Tag Archive for: business income

How the New Tax Law Affects Nonprofits

The recently enacted tax law has both direct and indirect effect on nonprofits. The indirect effect is the decreased tax incentive for charitable contributions that results from doubling the standard deduction, decreasing individual and corporate tax rates, and increasing the estate tax exemption. It is difficult to know how these will affect charitable giving, but the huge increase in online giving at year-end (The Chronicle of Philanthropy reported that online donors gave 38% more to charities during the last week of 2017 than in the last week of 2016) indicates that tax incentives do impact charitable giving. The fact that individuals can now deduct cash contributions to qualified charities up to 60% of adjusted gross income (previously 50%) isn’t likely to do much to offset these disincentives.

Unrelated Business Income

Although lower rates will apply to nonprofits paying unrelated business income tax, a new provision restricts losses from one unrelated activity from being offset against other activities.

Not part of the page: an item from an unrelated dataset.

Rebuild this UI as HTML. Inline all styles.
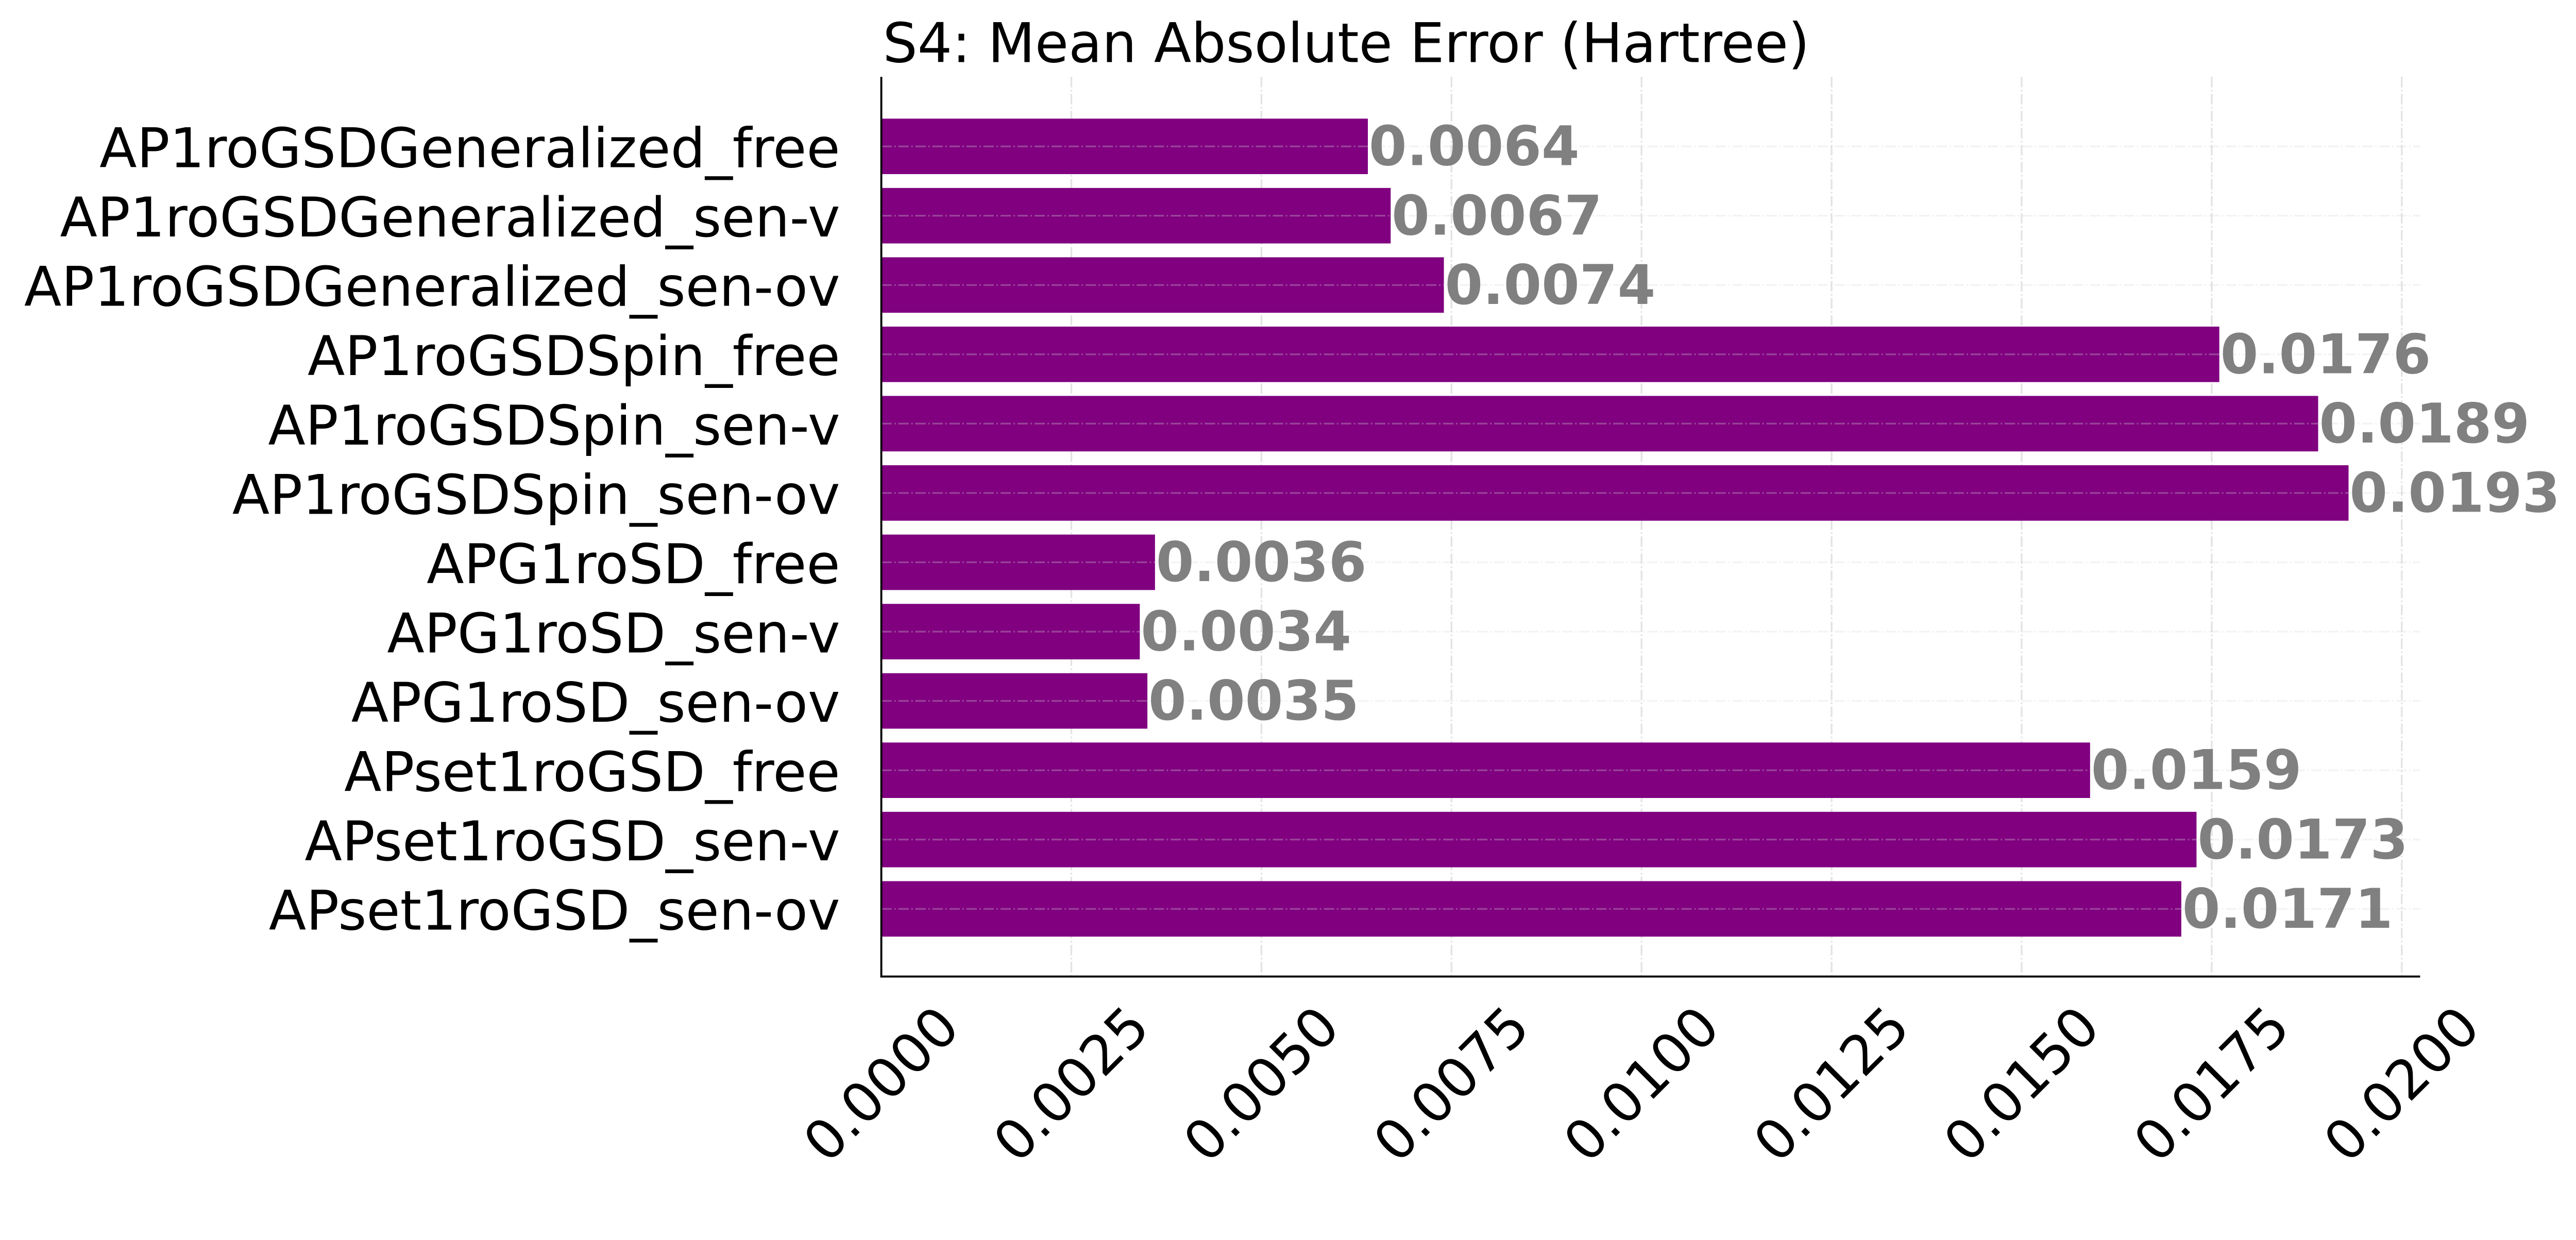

Unrelated Business Income Taxation will also be applied to certain fringe benefits paid for by tax exempt organizations for qualified transportation fringe benefits, or for on -premises athletic facilities. There is also an excise tax on certain nonprofit salaries exceeding $1 million.

Moving Expense Deductibility

If your organization pays moving expenses for new or current employees, these are no longer excludable from taxable income. This may require nonprofit employers to pay more to make their employees “whole”.

Provisions That Did Not Make It into the Final Law

Several provisions did not make it into the final law, including:

repeal of the Johnson amendment,
changes to private foundation excise taxes,
reductions to qualified tuition plans and employer-provided educational assistance,
taxing the value of housing for the convenience of the employer,
unrelated business income tax on royalties from licensing an exempt organization’s name, and from research activities where results were not made publicly available,
enhanced donor advised fund reporting, and
taxing interest on certain private activity bonds.